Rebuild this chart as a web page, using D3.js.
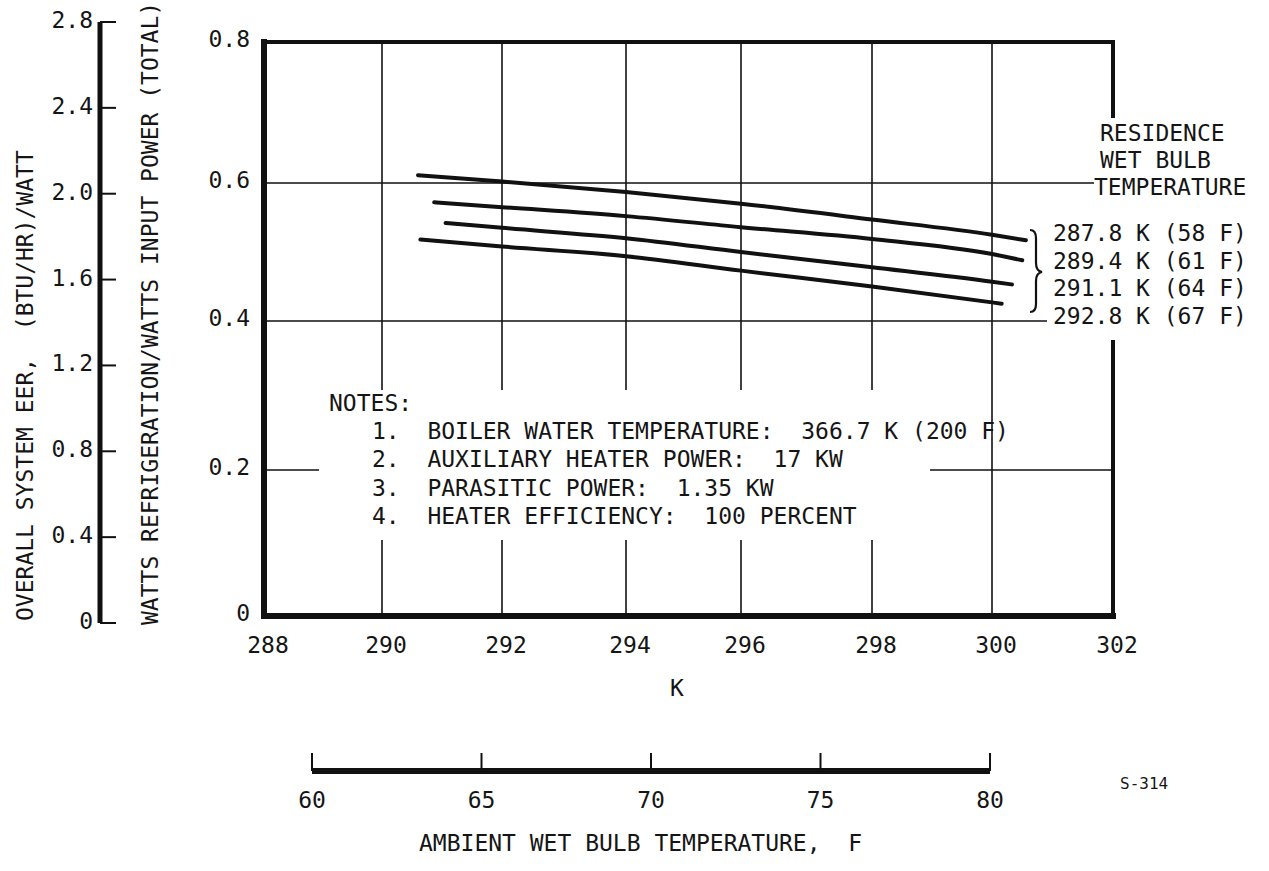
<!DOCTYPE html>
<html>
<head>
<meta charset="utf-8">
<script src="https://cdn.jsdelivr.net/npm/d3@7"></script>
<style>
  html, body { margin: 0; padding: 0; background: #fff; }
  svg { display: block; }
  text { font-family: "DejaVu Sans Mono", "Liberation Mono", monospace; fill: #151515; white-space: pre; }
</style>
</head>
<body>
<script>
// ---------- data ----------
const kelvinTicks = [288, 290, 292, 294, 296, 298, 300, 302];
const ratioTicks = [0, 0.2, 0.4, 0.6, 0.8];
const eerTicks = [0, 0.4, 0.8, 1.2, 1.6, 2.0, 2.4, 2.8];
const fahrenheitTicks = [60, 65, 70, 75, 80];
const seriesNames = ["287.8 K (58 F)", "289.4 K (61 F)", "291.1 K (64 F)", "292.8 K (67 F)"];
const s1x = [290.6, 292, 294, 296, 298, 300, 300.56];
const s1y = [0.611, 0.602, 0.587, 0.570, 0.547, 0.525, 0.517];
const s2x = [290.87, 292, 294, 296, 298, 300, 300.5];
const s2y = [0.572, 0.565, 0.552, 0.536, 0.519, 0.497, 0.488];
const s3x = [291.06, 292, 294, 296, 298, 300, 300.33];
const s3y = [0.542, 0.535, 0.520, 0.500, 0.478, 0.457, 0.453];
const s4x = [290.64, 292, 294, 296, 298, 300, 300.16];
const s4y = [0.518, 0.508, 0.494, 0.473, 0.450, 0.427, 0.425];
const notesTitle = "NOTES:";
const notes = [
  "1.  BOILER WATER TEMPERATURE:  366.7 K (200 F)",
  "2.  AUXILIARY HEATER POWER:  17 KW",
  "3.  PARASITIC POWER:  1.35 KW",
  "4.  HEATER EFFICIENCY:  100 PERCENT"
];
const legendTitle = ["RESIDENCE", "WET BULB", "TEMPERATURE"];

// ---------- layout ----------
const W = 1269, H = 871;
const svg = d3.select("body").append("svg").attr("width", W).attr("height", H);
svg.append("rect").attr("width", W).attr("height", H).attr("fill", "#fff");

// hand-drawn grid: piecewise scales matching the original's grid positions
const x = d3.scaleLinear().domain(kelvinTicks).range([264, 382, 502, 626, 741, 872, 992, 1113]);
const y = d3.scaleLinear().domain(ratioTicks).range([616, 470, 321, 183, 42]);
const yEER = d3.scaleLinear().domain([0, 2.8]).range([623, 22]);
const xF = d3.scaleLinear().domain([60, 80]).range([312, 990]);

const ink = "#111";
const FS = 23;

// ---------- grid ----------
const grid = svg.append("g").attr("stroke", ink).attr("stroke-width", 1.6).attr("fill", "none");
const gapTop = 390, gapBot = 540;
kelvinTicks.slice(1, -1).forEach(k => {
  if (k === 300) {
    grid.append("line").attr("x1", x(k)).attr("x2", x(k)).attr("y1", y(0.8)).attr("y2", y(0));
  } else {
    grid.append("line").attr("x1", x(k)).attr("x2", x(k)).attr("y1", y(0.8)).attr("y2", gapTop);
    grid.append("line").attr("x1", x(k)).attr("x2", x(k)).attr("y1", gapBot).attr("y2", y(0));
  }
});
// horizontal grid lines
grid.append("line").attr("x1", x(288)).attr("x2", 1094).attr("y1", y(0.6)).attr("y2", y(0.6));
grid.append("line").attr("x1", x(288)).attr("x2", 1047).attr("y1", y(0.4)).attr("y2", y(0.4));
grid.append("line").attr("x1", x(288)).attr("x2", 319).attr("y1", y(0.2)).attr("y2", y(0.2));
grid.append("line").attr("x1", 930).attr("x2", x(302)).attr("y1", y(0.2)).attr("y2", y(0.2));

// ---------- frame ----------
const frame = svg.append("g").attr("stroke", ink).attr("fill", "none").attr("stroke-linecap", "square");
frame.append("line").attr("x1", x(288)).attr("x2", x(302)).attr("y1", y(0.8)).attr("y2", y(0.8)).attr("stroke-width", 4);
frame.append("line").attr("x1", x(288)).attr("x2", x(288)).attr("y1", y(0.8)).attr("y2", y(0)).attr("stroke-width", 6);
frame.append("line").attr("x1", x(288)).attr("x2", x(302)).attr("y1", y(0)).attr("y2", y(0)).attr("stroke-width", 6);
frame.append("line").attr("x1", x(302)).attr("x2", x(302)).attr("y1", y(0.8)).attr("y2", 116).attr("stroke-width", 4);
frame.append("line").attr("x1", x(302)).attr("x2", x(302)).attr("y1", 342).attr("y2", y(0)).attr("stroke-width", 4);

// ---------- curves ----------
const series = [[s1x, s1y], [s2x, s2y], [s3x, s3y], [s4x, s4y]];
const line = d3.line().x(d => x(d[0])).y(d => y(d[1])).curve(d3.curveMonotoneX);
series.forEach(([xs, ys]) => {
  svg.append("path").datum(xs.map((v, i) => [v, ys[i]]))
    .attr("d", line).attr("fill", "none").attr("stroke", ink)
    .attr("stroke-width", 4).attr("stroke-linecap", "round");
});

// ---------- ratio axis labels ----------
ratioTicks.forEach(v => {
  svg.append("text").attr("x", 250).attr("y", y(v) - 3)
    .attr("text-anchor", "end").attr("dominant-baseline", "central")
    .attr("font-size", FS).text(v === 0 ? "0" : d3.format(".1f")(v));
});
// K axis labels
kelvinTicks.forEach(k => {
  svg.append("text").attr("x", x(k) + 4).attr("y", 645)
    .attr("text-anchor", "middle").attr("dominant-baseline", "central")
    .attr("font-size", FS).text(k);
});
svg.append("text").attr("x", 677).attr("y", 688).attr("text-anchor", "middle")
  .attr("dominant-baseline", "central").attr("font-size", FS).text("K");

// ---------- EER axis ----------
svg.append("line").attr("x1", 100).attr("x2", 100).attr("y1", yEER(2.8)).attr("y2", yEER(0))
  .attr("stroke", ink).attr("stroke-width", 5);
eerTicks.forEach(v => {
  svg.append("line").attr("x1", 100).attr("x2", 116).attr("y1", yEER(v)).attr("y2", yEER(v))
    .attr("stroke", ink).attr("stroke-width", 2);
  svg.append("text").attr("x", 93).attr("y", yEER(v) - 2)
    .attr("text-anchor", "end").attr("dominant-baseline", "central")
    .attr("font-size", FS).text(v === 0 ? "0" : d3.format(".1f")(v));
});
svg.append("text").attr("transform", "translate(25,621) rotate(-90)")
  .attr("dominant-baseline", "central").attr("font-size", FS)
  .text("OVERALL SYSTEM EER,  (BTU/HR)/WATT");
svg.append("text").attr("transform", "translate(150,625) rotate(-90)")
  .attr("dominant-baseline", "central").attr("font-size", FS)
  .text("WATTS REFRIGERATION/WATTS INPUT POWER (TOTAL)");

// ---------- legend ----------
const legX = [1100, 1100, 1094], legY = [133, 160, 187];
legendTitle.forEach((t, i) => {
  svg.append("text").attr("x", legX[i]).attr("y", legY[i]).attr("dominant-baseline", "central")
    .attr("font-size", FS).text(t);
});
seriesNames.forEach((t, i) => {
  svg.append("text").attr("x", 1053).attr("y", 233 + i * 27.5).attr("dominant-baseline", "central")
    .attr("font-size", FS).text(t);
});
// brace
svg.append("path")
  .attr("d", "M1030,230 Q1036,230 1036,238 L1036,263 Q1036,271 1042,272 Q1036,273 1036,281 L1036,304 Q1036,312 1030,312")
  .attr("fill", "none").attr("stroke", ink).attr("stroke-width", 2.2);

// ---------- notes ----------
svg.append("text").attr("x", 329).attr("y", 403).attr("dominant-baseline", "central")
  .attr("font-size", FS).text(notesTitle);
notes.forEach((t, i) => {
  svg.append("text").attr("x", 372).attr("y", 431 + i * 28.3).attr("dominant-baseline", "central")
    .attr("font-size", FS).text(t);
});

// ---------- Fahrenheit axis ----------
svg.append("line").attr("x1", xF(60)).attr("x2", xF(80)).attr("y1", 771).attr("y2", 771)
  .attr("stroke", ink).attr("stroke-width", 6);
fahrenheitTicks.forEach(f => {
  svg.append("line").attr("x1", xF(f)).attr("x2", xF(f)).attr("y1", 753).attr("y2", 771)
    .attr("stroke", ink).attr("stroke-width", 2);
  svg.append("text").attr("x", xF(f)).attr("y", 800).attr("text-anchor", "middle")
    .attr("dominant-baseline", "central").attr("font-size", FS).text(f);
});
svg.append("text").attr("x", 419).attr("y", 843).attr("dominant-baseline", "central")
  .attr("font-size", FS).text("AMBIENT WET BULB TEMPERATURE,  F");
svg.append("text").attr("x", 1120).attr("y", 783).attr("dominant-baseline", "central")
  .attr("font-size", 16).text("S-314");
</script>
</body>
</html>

........

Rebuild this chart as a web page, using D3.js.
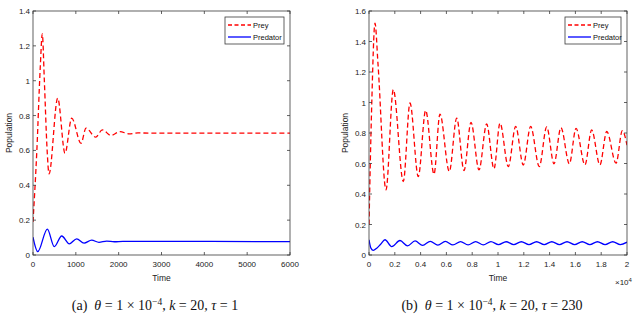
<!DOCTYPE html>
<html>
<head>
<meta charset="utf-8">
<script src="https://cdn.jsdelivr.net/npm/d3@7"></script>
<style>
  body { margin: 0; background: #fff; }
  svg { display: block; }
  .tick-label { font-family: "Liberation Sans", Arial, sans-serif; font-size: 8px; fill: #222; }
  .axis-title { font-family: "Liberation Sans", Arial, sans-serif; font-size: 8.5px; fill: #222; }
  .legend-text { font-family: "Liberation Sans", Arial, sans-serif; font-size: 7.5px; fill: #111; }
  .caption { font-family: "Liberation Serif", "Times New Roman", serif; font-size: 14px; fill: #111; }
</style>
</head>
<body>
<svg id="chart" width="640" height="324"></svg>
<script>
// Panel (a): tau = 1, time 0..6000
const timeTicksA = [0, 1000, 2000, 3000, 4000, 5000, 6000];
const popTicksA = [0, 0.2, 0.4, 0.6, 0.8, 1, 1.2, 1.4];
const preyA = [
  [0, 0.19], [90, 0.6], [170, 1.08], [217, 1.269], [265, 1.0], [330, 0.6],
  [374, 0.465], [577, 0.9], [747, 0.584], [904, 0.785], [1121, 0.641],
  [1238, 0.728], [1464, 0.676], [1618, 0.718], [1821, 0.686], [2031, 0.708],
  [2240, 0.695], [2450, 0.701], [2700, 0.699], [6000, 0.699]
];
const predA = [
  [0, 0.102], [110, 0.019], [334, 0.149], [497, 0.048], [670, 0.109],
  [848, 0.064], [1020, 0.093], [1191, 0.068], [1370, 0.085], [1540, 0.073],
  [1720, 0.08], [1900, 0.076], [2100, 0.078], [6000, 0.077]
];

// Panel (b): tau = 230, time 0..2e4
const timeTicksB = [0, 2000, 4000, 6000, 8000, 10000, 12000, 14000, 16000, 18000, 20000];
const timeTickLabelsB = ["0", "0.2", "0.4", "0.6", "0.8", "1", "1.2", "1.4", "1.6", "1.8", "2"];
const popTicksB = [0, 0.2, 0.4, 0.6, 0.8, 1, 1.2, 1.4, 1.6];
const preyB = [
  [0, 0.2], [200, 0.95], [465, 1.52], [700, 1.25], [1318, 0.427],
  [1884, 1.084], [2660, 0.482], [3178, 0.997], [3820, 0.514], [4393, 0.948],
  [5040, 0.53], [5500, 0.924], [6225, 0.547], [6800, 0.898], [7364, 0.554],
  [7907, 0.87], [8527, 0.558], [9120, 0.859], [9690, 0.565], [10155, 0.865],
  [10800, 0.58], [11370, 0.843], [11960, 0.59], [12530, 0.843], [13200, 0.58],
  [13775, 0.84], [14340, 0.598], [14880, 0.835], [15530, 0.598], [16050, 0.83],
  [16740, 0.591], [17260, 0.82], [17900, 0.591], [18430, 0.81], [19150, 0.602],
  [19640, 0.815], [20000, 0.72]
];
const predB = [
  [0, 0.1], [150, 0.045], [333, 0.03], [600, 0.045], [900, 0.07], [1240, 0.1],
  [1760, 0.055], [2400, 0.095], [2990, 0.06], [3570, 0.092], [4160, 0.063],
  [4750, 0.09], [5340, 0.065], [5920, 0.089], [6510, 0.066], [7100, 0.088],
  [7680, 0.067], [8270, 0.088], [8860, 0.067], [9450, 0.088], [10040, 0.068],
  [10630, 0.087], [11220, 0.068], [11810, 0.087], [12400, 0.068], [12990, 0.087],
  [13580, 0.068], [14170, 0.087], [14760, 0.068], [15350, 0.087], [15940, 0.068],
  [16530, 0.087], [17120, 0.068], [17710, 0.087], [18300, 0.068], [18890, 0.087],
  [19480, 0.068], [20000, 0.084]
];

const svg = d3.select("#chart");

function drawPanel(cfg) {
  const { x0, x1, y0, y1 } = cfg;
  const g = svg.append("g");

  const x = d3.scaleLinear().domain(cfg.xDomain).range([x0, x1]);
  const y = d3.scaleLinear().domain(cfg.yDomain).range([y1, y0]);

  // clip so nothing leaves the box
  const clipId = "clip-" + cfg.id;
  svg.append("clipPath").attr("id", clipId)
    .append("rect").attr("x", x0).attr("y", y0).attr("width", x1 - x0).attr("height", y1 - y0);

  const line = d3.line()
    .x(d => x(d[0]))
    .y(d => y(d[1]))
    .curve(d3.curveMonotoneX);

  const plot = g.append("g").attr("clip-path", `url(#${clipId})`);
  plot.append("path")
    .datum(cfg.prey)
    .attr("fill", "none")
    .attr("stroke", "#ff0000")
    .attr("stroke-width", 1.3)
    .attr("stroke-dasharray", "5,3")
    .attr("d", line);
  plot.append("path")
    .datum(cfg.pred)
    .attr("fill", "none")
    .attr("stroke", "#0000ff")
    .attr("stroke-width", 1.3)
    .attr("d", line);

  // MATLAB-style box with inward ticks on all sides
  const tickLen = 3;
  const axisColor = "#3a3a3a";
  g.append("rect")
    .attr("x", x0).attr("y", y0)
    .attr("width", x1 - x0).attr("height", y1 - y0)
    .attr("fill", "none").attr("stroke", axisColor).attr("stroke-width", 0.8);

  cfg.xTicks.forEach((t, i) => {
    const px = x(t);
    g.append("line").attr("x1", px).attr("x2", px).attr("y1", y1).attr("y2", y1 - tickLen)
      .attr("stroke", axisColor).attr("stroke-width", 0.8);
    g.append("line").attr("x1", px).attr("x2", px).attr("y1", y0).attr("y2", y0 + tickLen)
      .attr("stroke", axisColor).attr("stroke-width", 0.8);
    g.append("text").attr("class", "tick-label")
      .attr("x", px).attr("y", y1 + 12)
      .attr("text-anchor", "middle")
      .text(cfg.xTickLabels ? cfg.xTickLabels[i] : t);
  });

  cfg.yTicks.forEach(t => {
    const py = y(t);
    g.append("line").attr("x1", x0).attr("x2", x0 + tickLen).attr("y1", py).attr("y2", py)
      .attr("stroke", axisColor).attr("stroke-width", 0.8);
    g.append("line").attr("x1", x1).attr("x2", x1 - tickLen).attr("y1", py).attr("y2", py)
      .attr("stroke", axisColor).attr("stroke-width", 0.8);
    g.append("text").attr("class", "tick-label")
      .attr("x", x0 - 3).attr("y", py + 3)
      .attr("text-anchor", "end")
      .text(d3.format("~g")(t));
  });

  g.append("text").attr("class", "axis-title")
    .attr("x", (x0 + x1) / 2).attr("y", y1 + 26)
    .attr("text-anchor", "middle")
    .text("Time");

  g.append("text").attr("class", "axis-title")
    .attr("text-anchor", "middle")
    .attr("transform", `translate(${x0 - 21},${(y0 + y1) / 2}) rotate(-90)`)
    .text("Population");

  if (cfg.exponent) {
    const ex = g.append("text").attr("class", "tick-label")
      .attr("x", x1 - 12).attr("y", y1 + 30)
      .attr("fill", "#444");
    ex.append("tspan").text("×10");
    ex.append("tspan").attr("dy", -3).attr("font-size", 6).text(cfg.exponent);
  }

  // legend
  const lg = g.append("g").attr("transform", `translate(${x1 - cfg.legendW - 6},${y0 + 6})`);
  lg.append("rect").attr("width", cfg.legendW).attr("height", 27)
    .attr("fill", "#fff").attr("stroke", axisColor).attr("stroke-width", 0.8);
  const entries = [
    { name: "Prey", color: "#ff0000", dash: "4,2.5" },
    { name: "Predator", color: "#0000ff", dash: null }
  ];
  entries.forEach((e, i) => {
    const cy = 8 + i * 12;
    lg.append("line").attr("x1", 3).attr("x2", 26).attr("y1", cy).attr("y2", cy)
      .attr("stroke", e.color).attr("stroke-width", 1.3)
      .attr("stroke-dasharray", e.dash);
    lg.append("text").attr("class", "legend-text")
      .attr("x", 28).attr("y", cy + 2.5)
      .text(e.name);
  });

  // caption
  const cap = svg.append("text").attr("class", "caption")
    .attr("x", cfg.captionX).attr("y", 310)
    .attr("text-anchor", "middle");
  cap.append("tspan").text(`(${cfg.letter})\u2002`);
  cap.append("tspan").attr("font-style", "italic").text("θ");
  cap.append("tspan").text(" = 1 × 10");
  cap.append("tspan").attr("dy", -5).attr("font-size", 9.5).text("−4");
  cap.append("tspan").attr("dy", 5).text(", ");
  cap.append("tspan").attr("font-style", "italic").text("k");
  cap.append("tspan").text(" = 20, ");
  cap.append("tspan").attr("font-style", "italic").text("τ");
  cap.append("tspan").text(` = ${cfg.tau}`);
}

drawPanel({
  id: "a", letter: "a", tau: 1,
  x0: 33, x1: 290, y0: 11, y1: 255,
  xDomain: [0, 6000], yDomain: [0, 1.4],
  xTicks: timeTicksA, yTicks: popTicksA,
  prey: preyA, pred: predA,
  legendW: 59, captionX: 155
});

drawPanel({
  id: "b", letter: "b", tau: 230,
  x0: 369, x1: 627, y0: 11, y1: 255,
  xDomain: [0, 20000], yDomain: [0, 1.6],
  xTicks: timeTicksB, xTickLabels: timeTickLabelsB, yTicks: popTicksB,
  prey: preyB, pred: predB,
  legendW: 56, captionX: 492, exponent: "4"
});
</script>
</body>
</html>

........

→ **Written problem**: Go through the listing above and locate each line that holds the word "chart". Copy those lines.

→ **Full response**:
Rebuild this chart as a web page, using D3.js.
Rebuild this chart as a web page, using D3.js.
<svg id="chart" width="640" height="324"></svg>
const svg = d3.select("#chart");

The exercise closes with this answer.